Summary
In Beaumont, small, unrelated private shareholders who had purchased the stock of a publicly-traded corporation complained that they received $2.39 less per share than certain large institutional investors.
Summary of this case from Kassover v. PVP-GCC Holdingco II, LLCOpinion
April 3, 1990
Appeal from the Supreme Court, New York County (Herman Cahn, J.).
The underlying facts of the case herein have been thoroughly detailed in first, the thoughtful opinion of District Judge Morris E. Lasker ( 621 F. Supp. 484 [S.D.N.Y. 1985]) and the subsequent opinion of Judge Edward Lumbard, which affirmed the District Court ( 797 F.2d 79 [2d Cir 1986]).

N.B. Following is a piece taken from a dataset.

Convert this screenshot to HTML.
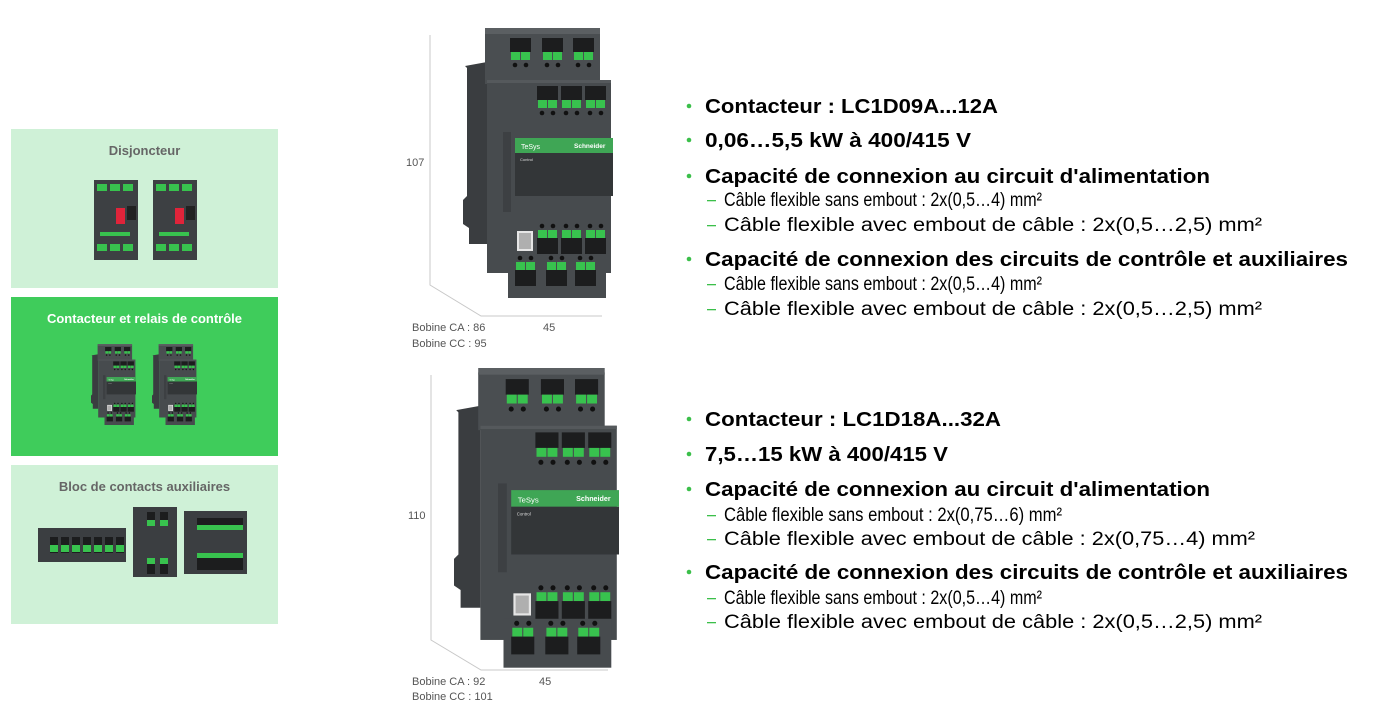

Plaintiffs first commenced a class action against the defendants herein in the Southern District of New York. The Federal complaint asserted five causes of action, one of which alleged that defendants violated Business Corporation Law § 501 (c). The District Court subsequently granted defendants summary judgment and dismissed all the causes of action with prejudice, save the State claim. (Beaumont v. American Can Co., 621 F. Supp. 484, supra.) After the Second Circuit affirmed the District Court ( 797 F.2d 79, supra), plaintiffs brought the instant action, asserting two causes of action, i.e., violation of Business Corporation Law § 501 (c) and breach of fiduciary duties by the defendants herein. In effect, the consolidated and amended supplemental complaint seeks damages of approximately $9,000,000, that is the $2.39 differential between the value of 4.5 million shares of American Can stock which was received at the time of the merger by small private investors and the $15 per share that Associated Madison Companies, Inc. shareholders, whose cash preferences were honored, received.
The individual defendant moved, and American Can Co. cross-moved, to dismiss the consolidated amended and supplemental complaint on the grounds that, inter alia, the Business Corporation Law § 501 (c) claim failed to state a cause of action and that the breach of fiduciary duty claim was barred by res judicata. Supreme Court granted the motion.
We disagree. We find that plaintiff has, in fact, stated a valid cause of action under Business Corporation Law § 501 (c), in light of the recent case of Matter of Cawley v. SCM Corp. ( 72 N.Y.2d 465, 473-474; compare, Zetlin v. Hanson Holdings, 48 N.Y.2d 684, 685 [a non section 501 (c) case, where the alleged discrimination was based solely upon premium value of a controlling interest, rather than, as here, unequal treatment among small private shareholders]).
We further hold that defendants' contention that the second cause of action, alleging breach of a fiduciary duty, is barred by res judicata is meritless. While plaintiffs did in fact raise the claim that the merger which is the subject of the within action violated Business Corporation Law § 501 (c) in the Federal court action, the Federal court refused to retain pendent jurisdiction as to any cause of action based upon a nonFederal claim. ( 621 F. Supp. 484, 502-503, supra.) Thus, the second cause of action herein, a State claim, was not within the Federal court's stated jurisdiction. Therefore, in view of the fact that the Federal court did not consider the claim on the merits, we conclude that res judicata is not applicable here and that Supreme Court erred in summarily dismissing the second cause of action herein as barred by res judicata. (Cf., Schuylkill Fuel Corp. v. Nieberg Realty Corp., 250 N.Y. 304, 306-307.)
Accordingly, the order appealed from is modified, to the extent of reinstating the first and second causes of action, and otherwise affirmed.
Concur — Sullivan, J.P., Ross, Carro and Rosenberger, JJ.